6. Plays that occur when `preSnapHomeTeamWinProbability` or `preSnapVisitorTeamWinProbability` are greater than 95% are removed. This is commonly referred to as "garbage time" and the losing team often stat pads here.
7. `player_play.csv` and `tracking_week_X.csv` are merged on the `["gameId", "playId", "nflId"]` axes, 
which is then merged with plays.csv on the `["gameId", "playId", "nflId"]` axes.

In [2]:
# Set paths to local data files
print(root_dir)
players_fname = os.path.join(root_dir, "../raw/players.csv")
plays_fname = os.path.join(root_dir, "../raw/plays.csv")
player_play_fname = os.path.join(root_dir, "../raw/player_play.csv")
tracking_fname_list = [os.path.join(root_dir, f"../raw/tracking_week_{i}.csv") for i in range(1,10)]

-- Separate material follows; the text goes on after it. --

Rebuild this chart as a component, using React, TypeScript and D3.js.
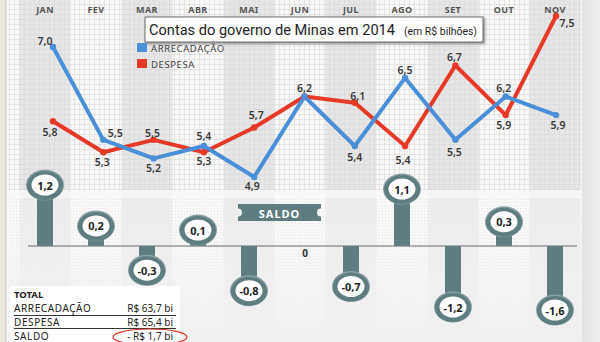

# Aggregate data from the plays.csv, players.csv, and any tracking data into one aggregate dataframe.
df = aggregate_data(
    players_fname=players_fname, 
    plays_fname=plays_fname,
    player_play_fname=player_play_fname, 
    tracking_fname_list=tracking_fname_list,
    )

# Preprocess and clean the data
active_frames = 'presnap' # ['at_snap', 'presnap', 'postsnap', 'all']
df_clean = clean_data(df, 'at_snap') 

# Reduce the size of the dataframe by removing unnecessary columns
useful_columns = [
        "gameId",
        "playId",
        "frameId",
        "nflId",
        "displayName",
        "position",
        "club",
        "possessionTeam",
        "defensiveTeam",
        "preSnapHomeScore",
        "preSnapVisitorScore",
        "quarter",
        "gameClock",
        "down",
        "yardsToGo",
        "yardlineNumber",
        "yardlineSide",
        "offenseFormation",
        "receiverAlignment",
        "preSnapHomeTeamWinProbability",
        "preSnapVisitorTeamWinProbability",
        "o_clean",
        "a_clean",
        "s_clean",
        "x_clean",
        "y_clean",
        "dir_clean",
        "playDescription",
        "passLocationType",
        "rushLocationType",
        "pff_runConceptPrimary",
        "yardsGained",
        "wasInitialPassRusher",
    ]

df_reduced = strip_unused_data(df_clean, useful_columns)

print(df_reduced.head())

/cim/faverog/BigData25/data/scripts
INFO: Aggregating data from players, play data, tracking data, and players data into a master dataframe...
INFO: Loaded 16124 rows of plays, 354727 rows of player plays, and 59327373 rows of player tracking data
INFO: Aggregated dataframe has 56747802 rows
INFO: Transforming orientation and direction angles so that 0° points from left to right, and increasing angle goes counterclockwise...
INFO: Flipping plays so that they all run from left to right...
INFO: Removing QB kneels, spikes, sneaks...
INFO: 548174 rows removed
INFO: Removing inactive frames...
INFO: 55508016 rows removed
INFO: Removing garbage time frames...
INFO: 100408 rows removed
INFO: Converting geometry variables from floats to int...
INFO: Removing unused columns from dataframe...
INFO: 95 columns removed
shape: (5, 33)
┌────────────┬────────┬─────────┬───────┬───┬─────────────┬─────────────┬─────────────┬────────────┐
│ gameId     ┆ playId ┆ frameId ┆ nflId ┆ … ┆ rushLocatio ┆ pff_

In [3]:
csv = True

if csv:
    # Save the cleaned data to a csv file
    df_reduced.write_csv(os.path.join(root_dir, "../processed/df_clean.csv"))